◆ What the task asks:
Produce an exact copy of the lines below that run from the line containing "Emit a Python" to the line containing "ax.spines[s].set_linewidth(1.2)", inclusive; any picture is omitted.

═══ Data rows

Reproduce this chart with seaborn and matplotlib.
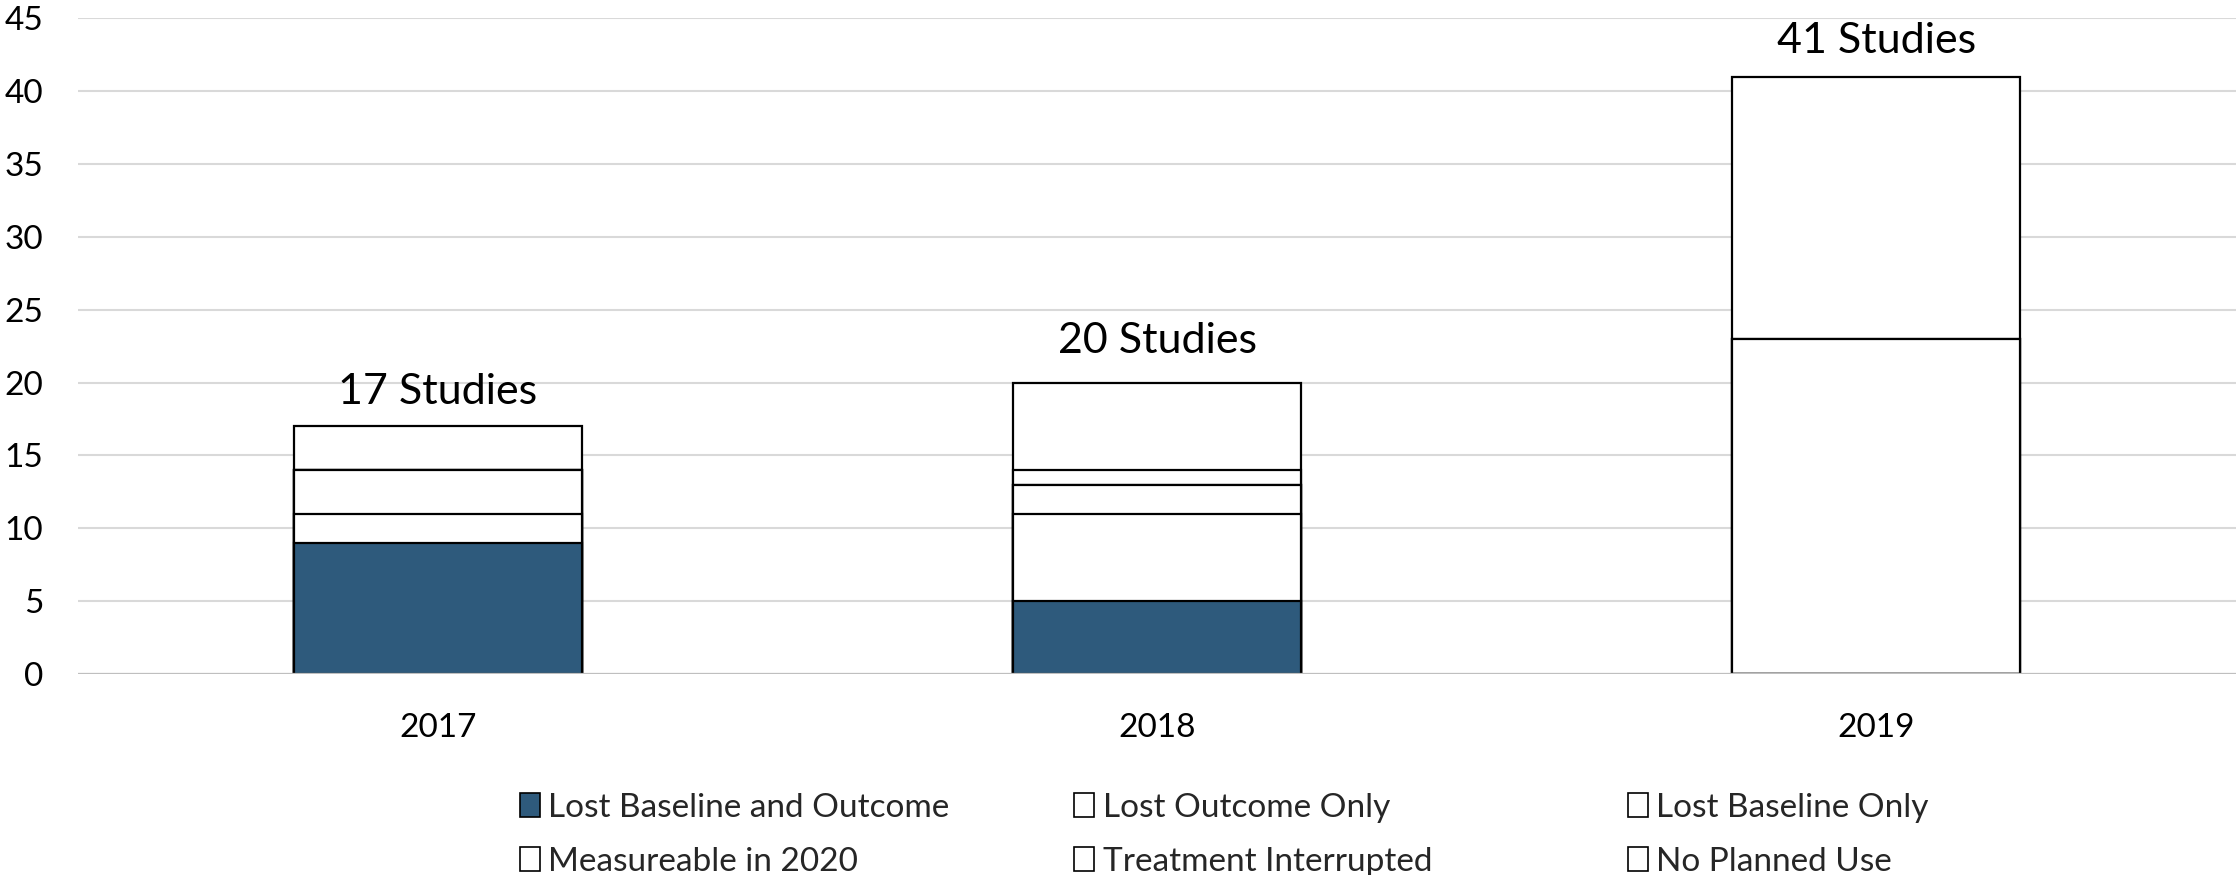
import numpy as np
import pandas as pd
import matplotlib
matplotlib.use("Agg")
import matplotlib.pyplot as plt
from matplotlib.patches import Patch
import seaborn as sns

# Study counts by year and reason category
years = ["2017", "2018", "2019"]
categories = [
    "Lost Baseline and Outcome",
    "Lost Outcome Only",
    "Lost Baseline Only",
    "Measureable in 2020",
    "Treatment Interrupted",
    "No Planned Use",
]
lost_baseline_and_outcome = [9, 5, 0]
lost_outcome_only = [2, 6, 0]
lost_baseline_only = [3, 2, 0]
measureable_2020 = [0, 0, 23]
treatment_interrupted = [0, 1, 0]
no_planned_use = [3, 6, 18]
totals = [17, 20, 41]

series = [
    lost_baseline_and_outcome,
    lost_outcome_only,
    lost_baseline_only,
    measureable_2020,
    treatment_interrupted,
    no_planned_use,
]
fills = ["#2E5A7C", "white", "white", "white", "white", "white"]
label_gap_pts = [16, 21.5, 17]  # space between bar top and total label baseline

sns.set_theme(style="white")
plt.rcParams["font.family"] = ["Lato", "DejaVu Sans"]

fig = plt.figure(figsize=(22.36, 8.75), dpi=100)
ax = fig.add_axes([0.0349, 0.2297, 0.9651, 0.7492])

# Stack by drawing cumulative totals, tallest first
cum = np.cumsum(np.array(series), axis=0)
for i in range(len(categories) - 1, -1, -1):
    df = pd.DataFrame({"year": years, "value": cum[i]})
    sns.barplot(data=df, x="year", y="value", color=fills[i], ax=ax,
                width=0.4, errorbar=None, edgecolor="black", linewidth=1.6,
                saturation=1, zorder=3)

# Total labels above each bar
for xi, t in enumerate(totals):
    ax.annotate(f"{t} Studies", xy=(xi, t), xytext=(0, label_gap_pts[xi]),
                textcoords="offset points", ha="center", va="baseline",
                fontsize=31, color="black")

ax.set_xlim(-0.5, 2.5)
ax.set_ylim(0, 45)
ax.set_yticks(range(0, 46, 5))
ax.grid(axis="y", color="#d9d9d9", linewidth=1.5, zorder=0)
ax.axhline(0, color="#bfbfbf", linewidth=1.6, zorder=5)
ax.set_xlabel("")
ax.set_ylabel("")
for s in ax.spines.values():
    s.set_visible(False)
ax.tick_params(axis="y", length=0, pad=25, labelsize=24, labelcolor="black")
ax.tick_params(axis="x", length=0, pad=28, labelsize=24, labelcolor="black")

# Legend laid out as three fixed columns of two entries
handles = [Patch(facecolor=f, edgecolor="black", linewidth=1.2) for f in fills]
col_x = [0.2325, 0.4805, 0.728]
for c in range(3):
    idx = [c, c + 3]
    fig.legend([handles[i] for i in idx], [categories[i] for i in idx],
               loc="upper left", bbox_to_anchor=(col_x[c], 0.094),
               frameon=False, fontsize=24, handlelength=0.6, handleheight=0.75,
               handletextpad=0.25, labelspacing=0.72, borderpad=0, borderaxespad=0)

fig.savefig("out.png", dpi=100)
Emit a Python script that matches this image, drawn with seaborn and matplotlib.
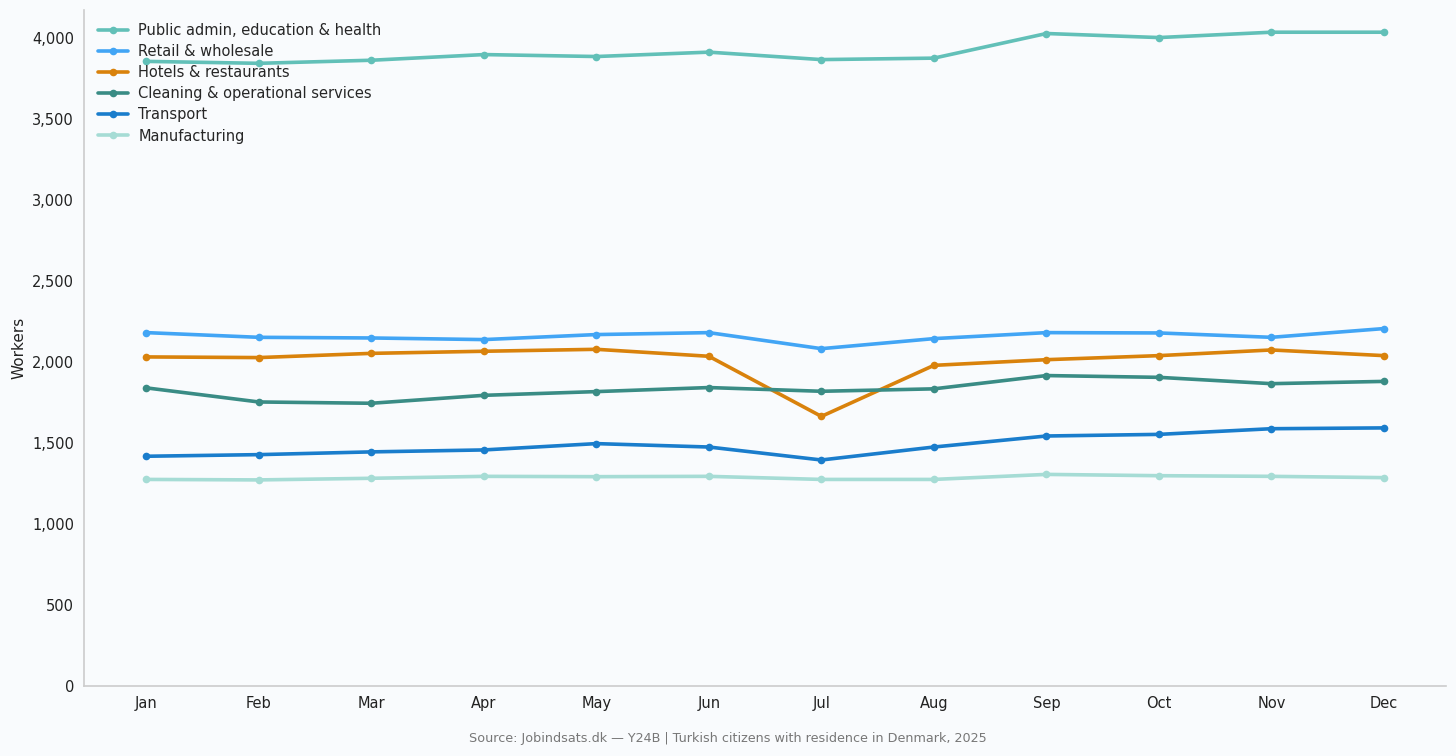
import numpy as np
import pandas as pd
import seaborn as sns
import matplotlib.pyplot as plt
from matplotlib.ticker import FuncFormatter

months = ['Jan', 'Feb', 'Mar', 'Apr', 'May', 'Jun',
          'Jul', 'Aug', 'Sep', 'Oct', 'Nov', 'Dec']

public_admin = [3853, 3841, 3860, 3895, 3883, 3910, 3864, 3873, 4025, 4000, 4033, 4033]
retail = [2179, 2150, 2146, 2136, 2167, 2179, 2080, 2142, 2179, 2177, 2150, 2204]
hotels = [2029, 2025, 2051, 2064, 2076, 2033, 1662, 1977, 2012, 2037, 2072, 2037]
cleaning = [1838, 1751, 1743, 1792, 1815, 1840, 1817, 1832, 1914, 1903, 1864, 1878]
transport = [1416, 1426, 1443, 1455, 1494, 1473, 1393, 1473, 1541, 1551, 1586, 1591]
manufacturing = [1273, 1270, 1280, 1292, 1290, 1292, 1273, 1273, 1304, 1296, 1292, 1284]

sectors = {
    'Public admin, education & health': public_admin,
    'Retail & wholesale': retail,
    'Hotels & restaurants': hotels,
    'Cleaning & operational services': cleaning,
    'Transport': transport,
    'Manufacturing': manufacturing,
}
colors = ['#62c0b8', '#42a5f5', '#d9820c', '#3a8c85', '#1a7dcc', '#a6dcd5']

rows = []
for name, vals in sectors.items():
    for m, v in zip(months, vals):
        rows.append({'month': m, 'sector': name, 'workers': v})
df = pd.DataFrame(rows)
df['month'] = pd.Categorical(df['month'], categories=months, ordered=True)
df['pos'] = df['month'].cat.codes

sns.set_style('white')
plt.rcParams['font.family'] = ['DejaVu Sans']

bg = '#f9fbfd'
fig, ax = plt.subplots(figsize=(14.56, 7.56), dpi=100)
fig.patch.set_facecolor(bg)
ax.set_facecolor(bg)

sns.lineplot(data=df, x='pos', y='workers', hue='sector', palette=colors,
             marker='o', markersize=5.5, markeredgewidth=0, linewidth=2.6, ax=ax)

ax.set_xticks(range(len(months)))
ax.set_xticklabels(months)
ax.set_ylim(bottom=0)
ax.yaxis.set_major_formatter(FuncFormatter(lambda v, p: f'{int(v):,}'))
ax.set_xlabel('')
ax.set_ylabel('Workers', fontsize=11, color='#222222')
ax.tick_params(axis='both', labelsize=10.5, colors='#222222', length=4, width=1)

for s in ['top', 'right']:
    ax.spines[s].set_visible(False)
for s in ['left', 'bottom']:
    ax.spines[s].set_color('#cccccc')
    ax.spines[s].set_linewidth(1.2)

leg = ax.legend(loc='upper left', frameon=False, fontsize=10.5, handlelength=2.1,
                borderaxespad=0.5, labelspacing=0.42, handletextpad=0.7)

fig.text(0.5, 0.015, 'Source: Jobindsats.dk \u2014 Y24B | Turkish citizens with residence in Denmark, 2025',
         ha='center', va='bottom', fontsize=9.2, color='#777777')

plt.subplots_adjust(left=0.058, right=0.993, top=0.987, bottom=0.093)
fig.savefig('out.png', dpi=100, facecolor=bg)
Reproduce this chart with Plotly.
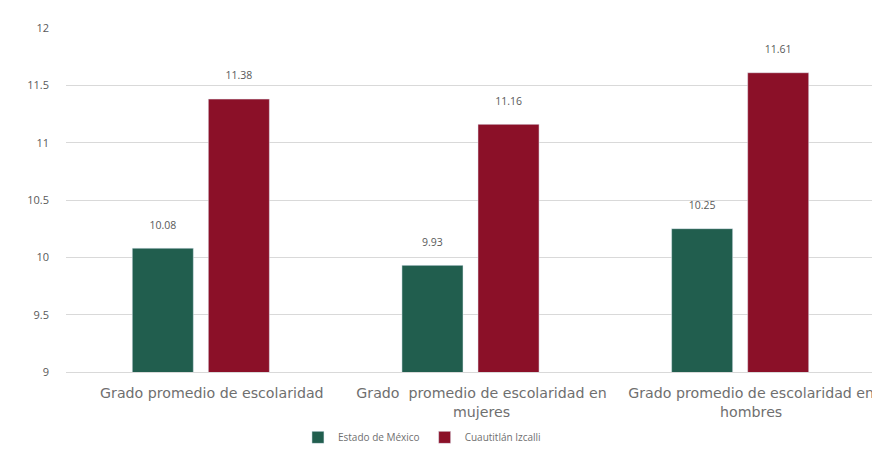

══════

◆ Output below:
Emit a Python script that matches this image, drawn with seaborn and matplotlib.
import numpy as np
import pandas as pd
import seaborn as sns
import matplotlib.pyplot as plt
from matplotlib.ticker import FuncFormatter

months = ['Jan', 'Feb', 'Mar', 'Apr', 'May', 'Jun',
          'Jul', 'Aug', 'Sep', 'Oct', 'Nov', 'Dec']

public_admin = [3853, 3841, 3860, 3895, 3883, 3910, 3864, 3873, 4025, 4000, 4033, 4033]
retail = [2179, 2150, 2146, 2136, 2167, 2179, 2080, 2142, 2179, 2177, 2150, 2204]
hotels = [2029, 2025, 2051, 2064, 2076, 2033, 1662, 1977, 2012, 2037, 2072, 2037]
cleaning = [1838, 1751, 1743, 1792, 1815, 1840, 1817, 1832, 1914, 1903, 1864, 1878]
transport = [1416, 1426, 1443, 1455, 1494, 1473, 1393, 1473, 1541, 1551, 1586, 1591]
manufacturing = [1273, 1270, 1280, 1292, 1290, 1292, 1273, 1273, 1304, 1296, 1292, 1284]

sectors = {
    'Public admin, education & health': public_admin,
    'Retail & wholesale': retail,
    'Hotels & restaurants': hotels,
    'Cleaning & operational services': cleaning,
    'Transport': transport,
    'Manufacturing': manufacturing,
}
colors = ['#62c0b8', '#42a5f5', '#d9820c', '#3a8c85', '#1a7dcc', '#a6dcd5']

rows = []
for name, vals in sectors.items():
    for m, v in zip(months, vals):
        rows.append({'month': m, 'sector': name, 'workers': v})
df = pd.DataFrame(rows)
df['month'] = pd.Categorical(df['month'], categories=months, ordered=True)
df['pos'] = df['month'].cat.codes

sns.set_style('white')
plt.rcParams['font.family'] = ['DejaVu Sans']

bg = '#f9fbfd'
fig, ax = plt.subplots(figsize=(14.56, 7.56), dpi=100)
fig.patch.set_facecolor(bg)
ax.set_facecolor(bg)

sns.lineplot(data=df, x='pos', y='workers', hue='sector', palette=colors,
             marker='o', markersize=5.5, markeredgewidth=0, linewidth=2.6, ax=ax)

ax.set_xticks(range(len(months)))
ax.set_xticklabels(months)
ax.set_ylim(bottom=0)
ax.yaxis.set_major_formatter(FuncFormatter(lambda v, p: f'{int(v):,}'))
ax.set_xlabel('')
ax.set_ylabel('Workers', fontsize=11, color='#222222')
ax.tick_params(axis='both', labelsize=10.5, colors='#222222', length=4, width=1)

for s in ['top', 'right']:
    ax.spines[s].set_visible(False)
for s in ['left', 'bottom']:
    ax.spines[s].set_color('#cccccc')
    ax.spines[s].set_linewidth(1.2)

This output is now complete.